The Custom of Conquest: Twelfth-Century Tortosa and the Frontiers of Iberian Law (Rodrigo García-Velasco) (OPEN ACCESS)
DOI 10.1080/01440365.2025.2456284
Abstract:
Medieval frontiers are often perceived as a zones of legal informality and lawlessness, and as such sit uncomfortably in standard accounts of legal change. Focusing on the concept of jurisdiction can provide a different perspective of how law operated during the twelfth century outside of conventional state-centric models of legal development. The following article discusses the history of the frontier town of Tortosa, in eastern Iberia, and of the local statutes of customary law produced in the aftermath of the Catalan conquest in November 1148. It examines the law produced during and after the transition from Islamic to Christian rule, to trace how norms were claimed and used in jurisdictional negotiations out of the presence of consolidated forms of state-centred ‘power’. Through Tortosa’s early history under Catalan rule, this article demonstrates that medieval frontiers could sometimes characterized by an abundance of rules and jurisdictions rather than the absence of them.
Recognizing Jurisdictions within the Church before the Liber Extra (Danica Summerlin) (OPEN ACCESS)
DOI 10.1080/01440365.2025.2456285
Abstract:
This paper investigates how local and papal jurisdictions were interpreted in the later-twelfth century church and its growing body of novel law. Focussing on the period before 1234, it uses a letter sent by Pope Alexander III in the 1160s to the bishop of Lincoln over a relatively minor matter as a case study. The letter responded to an issue of illicit ordination in the diocese but tangentially touched on questions of hierarchy and jurisdiction in the church, particularly the relationship between the ever-strengthening papal law and local episcopal jurisdictions. By tracing the route through which this letter became ‘law’ in the 1234 Liber Extra, this paper will once again emphasize the importance of local legal actors in shaping canon law in the period between 1140 and 1234, but look to how even tangential matters can put forward subtle arguments around the recognition of different jurisdictions within the church at the time by legal actors both at and away from the papal curia.

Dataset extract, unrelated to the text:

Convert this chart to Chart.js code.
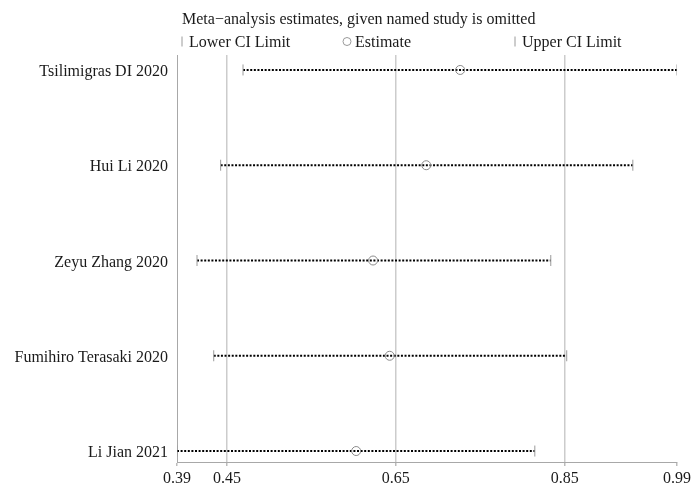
<!DOCTYPE html>
<html>
<head>
<meta charset="utf-8">
<script src="https://cdn.jsdelivr.net/npm/chart.js@4.4.1/dist/chart.umd.min.js"></script>
<style>
  html, body { margin: 0; padding: 0; background: #ffffff; }
  #wrap { width: 697px; height: 491px; position: relative; }
</style>
</head>
<body>
<div id="wrap"><canvas id="c" width="697" height="491"></canvas></div>
<script>
// ---- data ----
const studies = ['Tsilimigras DI 2020', 'Hui Li 2020', 'Zeyu Zhang 2020', 'Fumihiro Terasaki 2020', 'Li Jian 2021'];
const lowerCI = [0.4690, 0.4425, 0.4145, 0.4343, 0.3908];
const estimate = [0.7262, 0.6860, 0.6230, 0.6427, 0.6030];
const upperCI = [0.9830, 0.9307, 0.8335, 0.8524, 0.8146];
const tickValues = [0.3908, 0.45, 0.65, 0.85, 0.9830];
const tickLabels = ['0.39', '0.45', '0.65', '0.85', '0.99'];
const titleText = 'Meta\u2212analysis estimates, given named study is omitted';
const legendLabels = ['Lower CI Limit', 'Estimate', 'Upper CI Limit'];

const FONT = '"Liberation Serif", "Times New Roman", serif';
const rowY = studies.map((s, i) => studies.length - i); // top study = 5

const lineSets = studies.map((s, i) => ({
  type: 'line',
  label: s,
  data: [{ x: lowerCI[i], y: rowY[i] }, { x: upperCI[i], y: rowY[i] }],
  borderColor: '#000000',
  borderWidth: 2,
  borderDash: [2, 1.6],
  pointRadius: 0,
  fill: false,
  order: 3
}));

const markerSets = [
  {
    type: 'scatter',
    label: legendLabels[0],
    data: studies.map((s, i) => ({ x: lowerCI[i], y: rowY[i] })),
    pointStyle: 'line', rotation: 90, pointRadius: 5.5,
    borderColor: '#9a9a9a', borderWidth: 1, order: 1
  },
  {
    type: 'scatter',
    label: legendLabels[1],
    data: studies.map((s, i) => ({ x: estimate[i], y: rowY[i] })),
    pointStyle: 'circle', pointRadius: 4.5,
    borderColor: '#8a8a8a', backgroundColor: 'rgba(0,0,0,0)', borderWidth: 1, order: 1
  },
  {
    type: 'scatter',
    label: legendLabels[2],
    data: studies.map((s, i) => ({ x: upperCI[i], y: rowY[i] })),
    pointStyle: 'line', rotation: 90, pointRadius: 5.5,
    borderColor: '#9a9a9a', borderWidth: 1, order: 1
  }
];

const headerPlugin = {
  id: 'header',
  afterDraw(chart) {
    const ctx = chart.ctx;
    ctx.save();
    ctx.fillStyle = '#1a1a1a';
    ctx.font = '16px ' + FONT;
    ctx.textBaseline = 'middle';
    ctx.textAlign = 'left';
    ctx.fillText(titleText, 182, 19.5);
    const ly = 42.5;
    ctx.strokeStyle = '#9a9a9a'; ctx.lineWidth = 1;
    ctx.beginPath(); ctx.moveTo(182, ly - 6); ctx.lineTo(182, ly + 4); ctx.stroke();
    ctx.fillText(legendLabels[0], 189, ly);
    ctx.beginPath(); ctx.arc(347, ly - 1, 4, 0, Math.PI * 2); ctx.stroke();
    ctx.fillText(legendLabels[1], 355, ly);
    ctx.beginPath(); ctx.moveTo(515, ly - 6); ctx.lineTo(515, ly + 4); ctx.stroke();
    ctx.fillText(legendLabels[2], 522, ly);
    ctx.restore();
  }
};

new Chart(document.getElementById('c'), {
  data: { datasets: [...lineSets, ...markerSets] },
  plugins: [headerPlugin],
  options: {
    responsive: false,
    animation: false,
    layout: { padding: { top: 55, right: 20, left: 0, bottom: 0 } },
    plugins: { legend: { display: false }, tooltip: { enabled: false }, title: { display: false } },
    scales: {
      x: {
        type: 'linear',
        min: tickValues[0], max: tickValues[tickValues.length - 1],
        afterBuildTicks: (scale) => { scale.ticks = tickValues.map(v => ({ value: v })); },
        afterFit: (scale) => { scale.height = 29; },
        ticks: {
          autoSkip: false, maxRotation: 0, padding: 3,
          color: '#1a1a1a', font: { family: FONT, size: 16 },
          callback: (v, i) => tickLabels[i]
        },
        border: { display: true, color: '#a8a8a8', width: 1 },
        grid: {
          color: (c) => (c.index === 0 || c.index === tickValues.length - 1) ? 'rgba(0,0,0,0)' : '#cccccc',
          lineWidth: 1.5,
          tickColor: '#bbbbbb',
          tickLength: 4
        }
      },
      y: {
        type: 'linear',
        min: 0.885, max: 5.157,
        afterBuildTicks: (scale) => { scale.ticks = rowY.map(v => ({ value: v })); },
        afterFit: (scale) => { scale.width = 177; },
        ticks: {
          autoSkip: false, padding: 9, labelOffset: 2,
          color: '#1a1a1a', font: { family: FONT, size: 16 },
          callback: (v) => { const i = rowY.indexOf(v); return i >= 0 ? studies[i] : ''; }
        },
        border: { display: true, color: '#a8a8a8', width: 1 },
        grid: { display: false, drawTicks: false }
      }
    }
  }
});
</script>
</body>
</html>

What Rights for Criminals Condemned to Death? Jurisdictional Dialogue and Clash Between Religious and Secular Authorities, c.1250–1320 (Lidia Luisa Zanetti Domingues) (OPEN ACCESS)
DOI 10.1080/01440365.2025.2456271
Abstract:
Between the thirteenth and fourteenth centuries, a variety of legal actors became involved in disputes regarding the right of criminals condemned to death to access religious comforts such as sacraments, Christian burial, and the possibility to make bequests pro anima. These debates centred around important questions such as: which authorities held the right to grant or deny spiritual assistance to executed criminals? What normative bases could be invoked to support these claims? This paper argues that, in the period c.1250–1320, lay and religious authorities reiterated norms deriving from a multiplicity of pre-existing systems (canon law, Roman law, theological principles) to answer these questions. The underlying agenda of these debates, however, was a struggle for power regarding whose ultimate authority it was to decide who could be considered a member of the community and to what extent. In time, this struggle contributed to a gradual separation between the political community and a previously all-encompassing Ecclesia.
Politics from Law or Law as Politics? Hugh of Poitiers’s Chronica and the Politics of ius in the Mid-twelfth Century (Alice Taylor) (OPEN ACCESS)
DOI 10.1080/01440365.2025.2456283
Abstract:
This paper considers the relationship between the modern concepts of law and politics and the twelfth-century concept of ius (‘law, right’) in a chronicle written by a monk, Hugh of Poitiers, between the 1140s and 1160s. This chronicle documented the conflict over Vézelay Abbey, which involved some of the major ecclesiastical, monastic, royal and comital players of Western Europe. The paper argues that, by focussing on the chronicler's use of the concept of ius, this legal conflict is best understood, in our terms, as a political one, in that it involved arguments about how a just society should be ordered, rather than by the determination of the correct jurisprudential norms at stake in the process of litigation. Jurisdiction therefore involved contemporary legal actors setting out clear but competing understandings of that right order. This forces us to rethink any automatic separation between legal aims and political aims in our analyses of jurisdictional conflict in the mid-twelfth century.
Cosmopolitan Local Law in the Medieval Latin West (Ada Kuskowski)
DOI 10.1080/01440365.2025.2456266
Abstract:
Medieval lay law, especially customary law, is known as a quintessential form of ‘local knowledge’. It serves in legal history as the inward-looking and parochial foil to the ‘common laws’ (ius commune) of the medieval Latin West: the Roman law of universities and the canon law of the church. These conventional notions of common and particular have overdetermined how we think of medieval law. This article argues that John of Ibelin’s Assises de Jerusalem (c.1264), a lawbook written for the Kingdom of Jerusalem and Cyprus, shows that the jurisdiction and authority of lay customary law did not have to be based on changelessness or on the cohesive identity of a homogenous community but could also be based on constant updating and cosmopolitanism. John imagined this, not accidentally, in the context of conquest and Christian mission. His vision offers crucial insight into the universalizing potential of ‘local’ law and, as such, reconfigures our understanding of medieval law broadly.